An official from the education department visited the girls while they were seated in a separate classroom. “Give up on your hijab. If you hold on to this, you will lose out on your education’, he told us,” Farheen recounted.
“How is it fair that other students are being taught and we are told to sit separately and self-study just for wearing a headscarf,” said Farheen’s friend, who also wanted to remain anonymous.
“We used to sit in class all these years with hijab. Now suddenly, they are treating us like criminals and keeping us in a separate classroom.

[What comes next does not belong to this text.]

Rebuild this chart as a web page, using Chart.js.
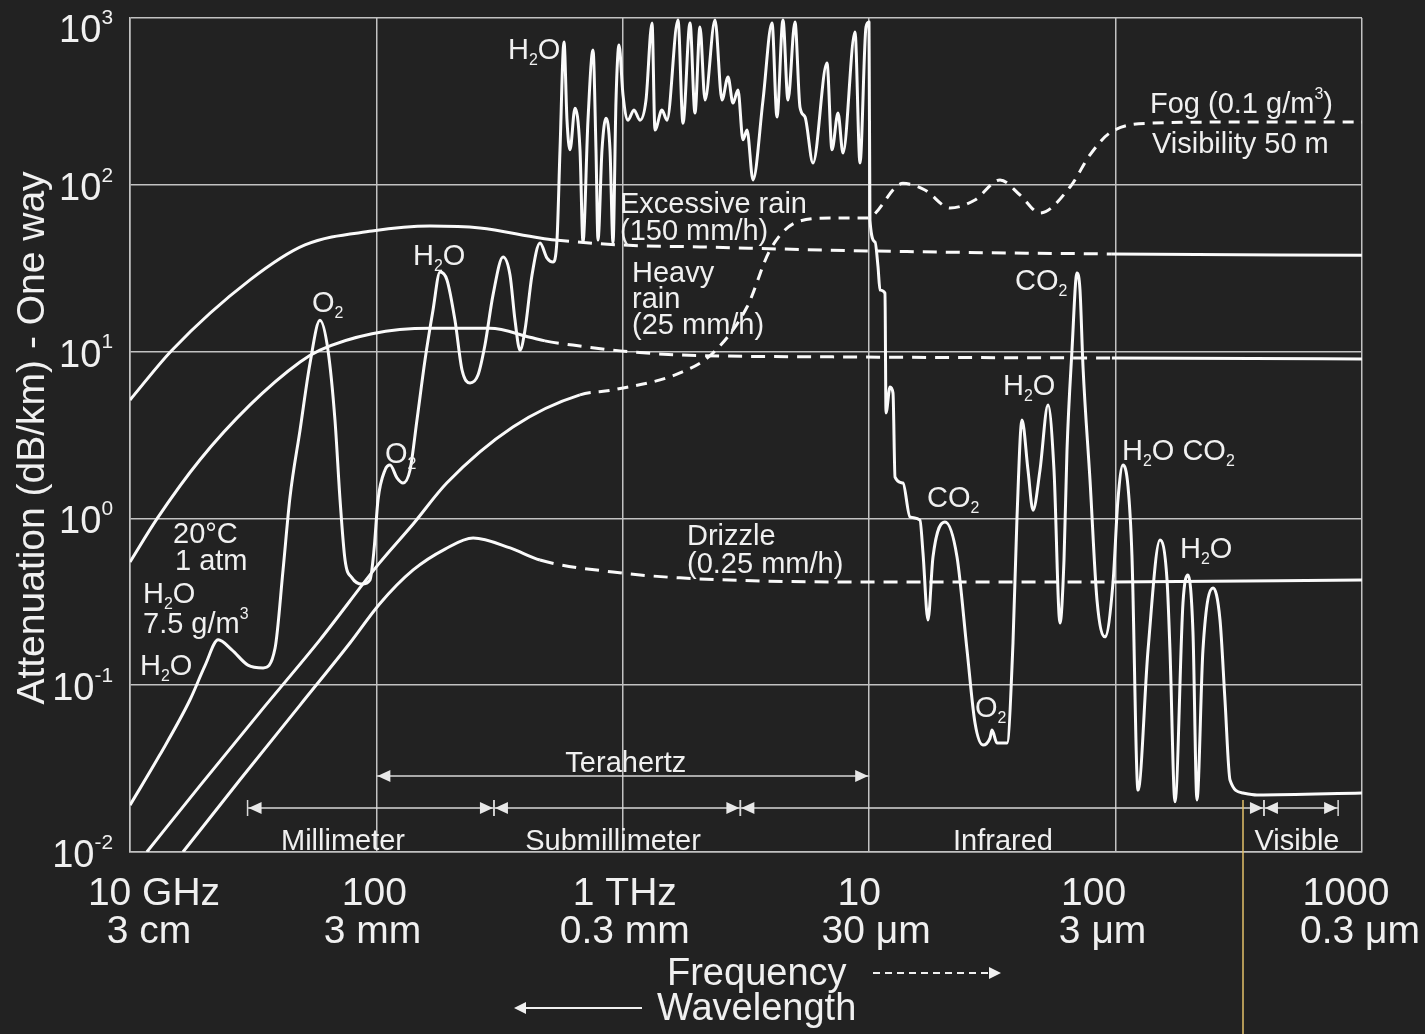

We are hurt.”
The decision of the Kundapur college to segregate Muslim girls, however, has angered students and activists who called it a form of “religious apartheid” and “untouchability”, a reference to the banned practice of discrimination against members of lower castes in the Hindu socio-religious hierarchy.
The Campus Front of India (CFI), an organisation of Muslim students active in southern Indian states said in a statement on Sunday that a ban on hijab is “an organised nationwide conspiracy [that] is systematically executed by the right-wing Hindutva [Hindu-ness] groups to dehumanise Muslim women”.
Visuals of students being shut outside the gate by several colleges in the state have caused mounting outrage among the Muslim minority and triggered protests since last week, with rights groups alleging that the move violates the rights of Muslim students to practice their religion and access education.
The tensions escalated after students and activists allegedly backed by Hindu nationalist groups started to wear saffron colour scarves, calling for hijab ban in educational institutions in the state – where Muslims form 12 percent of the population.
Protest against the hijab ban in Kalaburgi district [Al Jazeera]
On Tuesday, students and Hindu right-wing activists were seen marching into campuses wearing scarves and turbans in many colleges across the state and in some cases, clashing with police.
A viral video showing a student in hijab being heckled by a group of Hindu men in Mandya district has caused an online outrage, with many hailing the girl for her bravery in standing up to the “mob”.
Karnataka Chief Minister Basavaraj Bommai from the Bharatiya Janata Party (BJP) announced a three-day closure of educational institutes across the state and appealed for calm.
“I appeal to all students, teachers and management of schools and colleges, as well as people of Karnataka, to maintain peace and harmony,” Bomai said in a tweet.
Last week, his government issued a directive that all educational institutions should follow dress codes set by management.